Prehistoric religion

Prehistoric religion is the religious practice of prehistoric cultures. Prehistory, the period before written records, accounts for the bulk of human experience; over 99% of it occurred during the Paleolithic period alone. Prehistoric cultures spanned the globe and existed for over two and a half million years; their religious practices were many and varied, and studying them is difficult due to the lack of written records detailing the details of their faiths.

The cognitive capacity for religion likely first emerged in Homo sapiens sapiens, or anatomically modern humans, although some scholars posit the existence of Neanderthal religion, and sparse evidence exists for earlier ritual practice. Excluding sparse and controversial evidence in the Middle Paleolithic (300,000–50,000 years ago), religion emerged with certainty in the Upper Paleolithic around 50,000 years ago. Upper Paleolithic religion was possibly shamanic, centered on the phenomenon of special spiritual leaders entering trance states to receive esoteric knowledge. These practices are extrapolated from the rich and complex body of art left by Paleolithic artists, particularly the elaborate cave art and enigmatic Venus figurines they produced.
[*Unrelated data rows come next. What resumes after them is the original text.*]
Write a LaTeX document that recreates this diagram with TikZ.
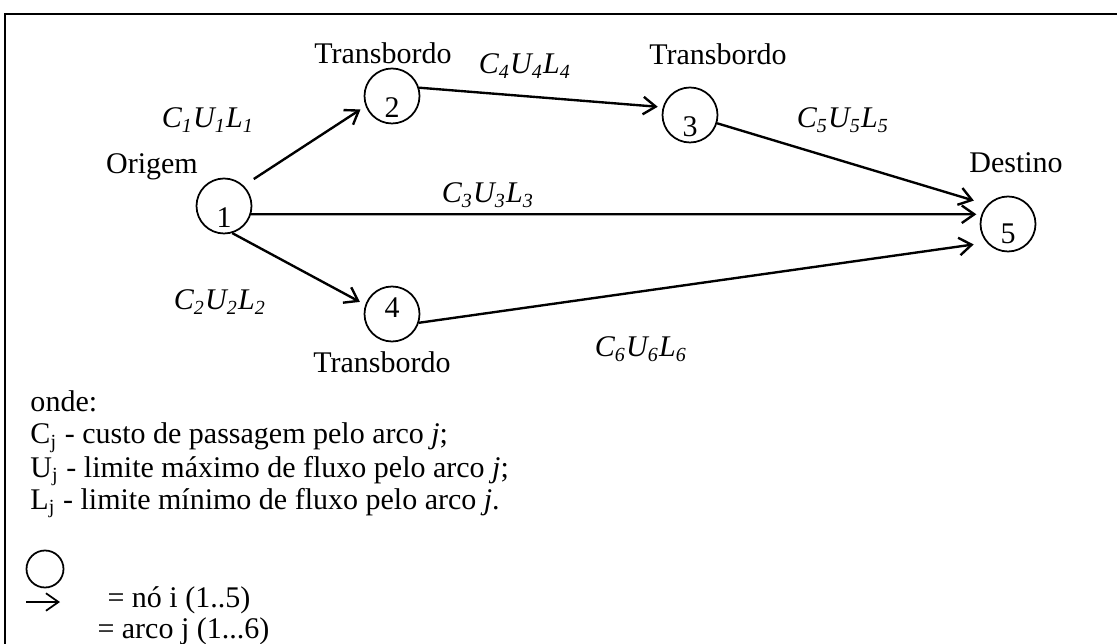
\documentclass[tikz,border=0pt]{standalone}
\usepackage{fontspec}
\setmainfont{Liberation Serif}
\usetikzlibrary{arrows.meta}

\newcommand{\cul}[1]{\textit{C\textsubscript{#1}U\textsubscript{#1}L\textsubscript{#1}}}

\begin{document}
\begin{tikzpicture}[x=0.4pt, y=-0.4pt,
        every node/.style={font=\fontsize{12}{14}\selectfont},
        stop/.style={draw, circle, line width=0.7pt, minimum size=22pt, inner sep=0pt},
        dig/.style={inner sep=0pt},
        txt/.style={anchor=base, inner sep=0pt},
        lgd/.style={anchor=base west, inner sep=0pt},
        arc/.style={->, line width=0.95pt},
        >={Straight Barb[length=5pt,width=7pt]}]
        \useasboundingbox (0,0) rectangle (1117,644);

        % frame
        \draw[line width=1.1pt] (5,700) -- (5,14) -- (1200,14);

        % network
        \node[stop, label={[dig, yshift=-4.8pt]center:1}] (n1) at (224,206) {};
        \node[stop, label={[dig, yshift=-4.8pt]center:2}] (n2) at (392,96) {};
        \node[stop, label={[dig, yshift=-4.8pt]center:3}] (n3) at (690,115) {};
        \node[stop, label={[dig, yshift=2.4pt]center:4}] (n4) at (392,314) {};
        \node[stop, label={[dig, yshift=-4pt]center:5}] (n5) at (1008,224) {};

        \node[txt] (orig) at (152,174) {Origem};
        \node[txt] (trans2) at (383,64) {Transbordo};
        \node[txt] (trans3) at (718,65) {Transbordo};
        \node[txt] (trans4) at (382,373) {Transbordo};
        \node[txt] (dest) at (1016,173) {Destino};

        \draw[arc, shorten <=4.8pt, shorten >=2.4pt] (n1.46) -- (n2.201);
        \draw[arc, shorten >=2pt] (n2.17) -- (n3.164);
        \draw[arc, shorten >=5.6pt] (n3.-17) -- (n5.137);
        \draw[arc, shorten >=2pt] (n1.-17) -- (n5.160);
        \draw[arc, shorten >=2.4pt] (n1.-73) -- (n4.161);
        \draw[arc, shorten >=5.2pt] (n4.-18) -- (n5.221);

        \node[txt] (a1) at (208,128) {\cul{1}};
        \node[txt] (a2) at (220,310) {\cul{2}};
        \node[txt] (a3) at (488,203) {\cul{3}};
        \node[txt] (a4) at (525,74) {\cul{4}};
        \node[txt] (a5) at (843,128) {\cul{5}};
        \node[txt] (a6) at (641,357) {\cul{6}};

        % legend
        \node[lgd] (onde) at (30,412) {onde:};
        \node[lgd] (lc) at (30,444) {C\textsubscript{j} - custo de passagem pelo arco \textit{j};};
        \node[lgd] (lu) at (30,477) {U\textsubscript{j} - limite máximo de fluxo pelo arco \textit{j};};
        \node[lgd] (ll) at (30,509) {L\textsubscript{j} - limite mínimo de fluxo pelo arco \textit{j}.};

        \node[stop, minimum size=14.8pt] (key) at (45,569) {};
        \coordinate (k1) at (26,602);
        \coordinate (k2) at (60,602);
        \draw[->, line width=0.7pt] (k1) -- (k2);
        \node[lgd] (lnode) at (107,607) {= nó i (1..5)};
        \node[lgd] (larc) at (97,638) {= arco j (1...6)};
\end{tikzpicture}
\end{document}
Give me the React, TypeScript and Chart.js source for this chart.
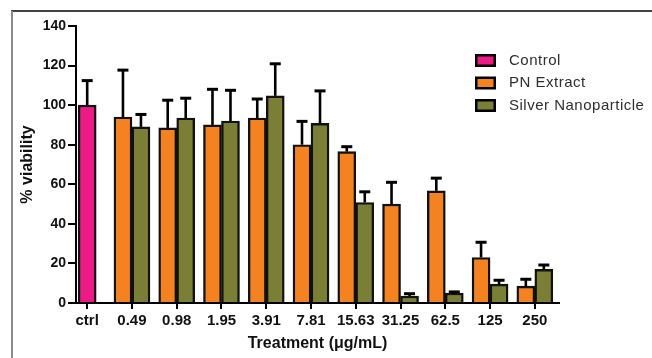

The Neolithic Revolution, which established agriculture as the dominant way of life, occurred around 12,000 BC and ushered in the Neolithic. Neolithic society grew hierarchical and inegalitarian compared to its Paleolithic forebears, and their religious practices likely changed to suit. Neolithic religion may have become more structural and centralised than in the Paleolithic, and possibly engaged in ancestor worship both of one's individual ancestors and of the ancestors of entire groups, tribes, and settlements. A well-known feature of Neolithic religion is the stone circles in the British Isles and Brittany, of which the most prominent today is Stonehenge. A particularly notable feature of late-Neolithic through Chalcolithic religion is Proto-Indo-European mythology, the religion of the Proto-Indo-Europeans. The Proto-Indo-Europeans spoke the Proto-Indo-European language, which has been partially reconstructed through shared religious elements between early Indo-European language speakers.

Bronze Age and Iron Age religions are understood in part through archaeological records, but also, more so than in the Paleolithic and Neolithic, through written records; some societies had writing in these ages and were able to describe those that did not. These eras of prehistoric religion are the focus of modern reconstructionists, with many variants of modern pagan religions based on the pre-Christian practices of protohistoric Bronze and Iron Age societies.